The night shaped up to be a great demonstration of just how diverse and contrastive an instrument guitar can be. That was really the beauty of the gig – three guitarist who are so multifarious that there is nothing monotonous about the night. Even Marty Friedman would agree that three of the same would be too much for anybody to endure, but that’s not what happened here.
First to play was Stéphan Forté. He appeared on stage with a seven string lag guitar, having previously played with Progressive Metal band, Adagio, it is clear that he has abandoned his metal roots. He passionately performed through all of his set. His tone is at times eerie but always retains it heaviness both in the riffs and solos. If there was any fear that it wouldn’t as engaging of a set without vocals, those fears were certainly quelled. It’s clear from listening to The Shadows Compendium and then seeing it played live that Forté has a wide range of influences outside of the metal genre. There is definitely a strong classical influence in his playing. He demonstrated really expressive and dynamic playing in his set.

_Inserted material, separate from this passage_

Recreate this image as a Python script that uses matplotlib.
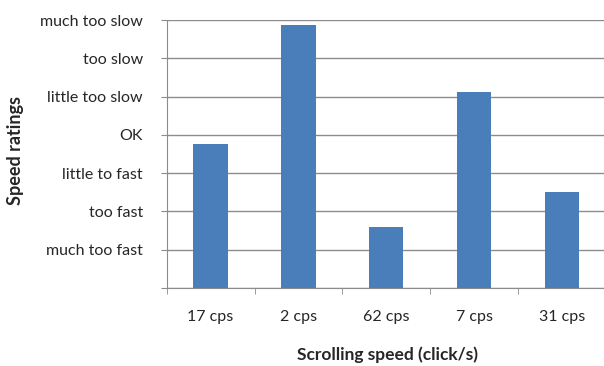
import numpy as np
import matplotlib.pyplot as plt

### 0. Data
speeds = ['17 cps', '2 cps', '62 cps', '7 cps', '31 cps']
ratings = [3.76, 6.87, 1.6, 5.11, 2.5]
rating_labels = ['', 'much too fast', 'too fast', 'little to fast', 'OK',
                 'little too slow', 'too slow', 'much too slow']

### 1. Style
plt.rcParams['font.family'] = ['Lato', 'DejaVu Sans']
grey = '#8c8c8c'
txt = '#262626'

### 2. Plot
fig = plt.figure(figsize=(6.04, 3.66), dpi=100)
ax = fig.add_axes([0.276, 0.213, 0.727, 0.732])

xx = np.arange(len(speeds))
ax.bar(xx, ratings, width=0.39, color='#4a7ebb', zorder=3)

ax.set_xlim(-0.5, len(speeds) - 0.5)
ax.set_ylim(0, 7)
ax.set_yticks(range(len(rating_labels)))
ax.set_yticklabels(rating_labels, fontsize=11.5, color=txt)
ax.set_xticks(xx)
ax.set_xticklabels(speeds, fontsize=11.5, color=txt)
ax.set_xticks(np.arange(len(speeds) + 1) - 0.5, minor=True)

ax.tick_params(axis='x', which='major', length=0, pad=16)
ax.tick_params(axis='x', which='minor', length=4, color=grey, direction='out')
ax.tick_params(axis='y', length=4, color=grey, pad=13)

ax.grid(axis='y', color=grey, linewidth=1.0, zorder=0)
for side in ['top', 'right']:
    ax.spines[side].set_visible(False)
for side in ['left', 'bottom']:
    ax.spines[side].set_color(grey)

fig.text(0.025, 0.59, 'Speed ratings', rotation=90, fontsize=13,
         fontweight='bold', color=txt, ha='center', va='center')
fig.text(0.641, 0.03, 'Scrolling speed (click/s)', fontsize=12.5,
         fontweight='bold', color=txt, ha='center', va='center')

plt.savefig('out.png', dpi=100)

Next to play was Yossi Sassi. With his Middle Eastern roots, he brought something completely new to the set. He arrived out on stage with an impressive double neck guitar. Sassi has been referred to as a ‘Pioneer of Oriental metal’, and this is really indisputable when you see him play live. Having played in Orphaned Land and been the brain behind most of its creations, Sassi’s solo career is really his own sole expression. Sassi has created his own personal kind of progressive rock to the scene. It was his first time to play in Dublin and judging by the response he received, he will definitely have a more followers. Sassi was the only one out of the three to bring vocals into the mix. While oftentimes softer sounding than the others, he still managed to bring some heaviness to the set.
Then it was time for the highly anticipated appearance of Marty Friedman. There was naturally a huge interest in him, especially from the large number of Megadeth fans in Dublin. I think the majority of people there to see Marty were there to see what he had come up with since his days in Megadeth.
His set was highly energetic with his own drummer providing a lot of entertainment for the crowd. Marty is still as heavy as ever with his speedy picking and his shredding guitar solos. The influence of Japan is prominent in his music and any sceptics out there I think Marty showed them that he’s still got it. He played a lot of material from Tokyo Jukebox 1 as opposed to Tokyo Jukebox 2 and introducing us to his anthem the Ballad of the Barbie Bandits was a sure crowd pleaser. With everything from guitar-offs to the insanity of the drummer the night was a success and it was great to see Marty doing what he does best.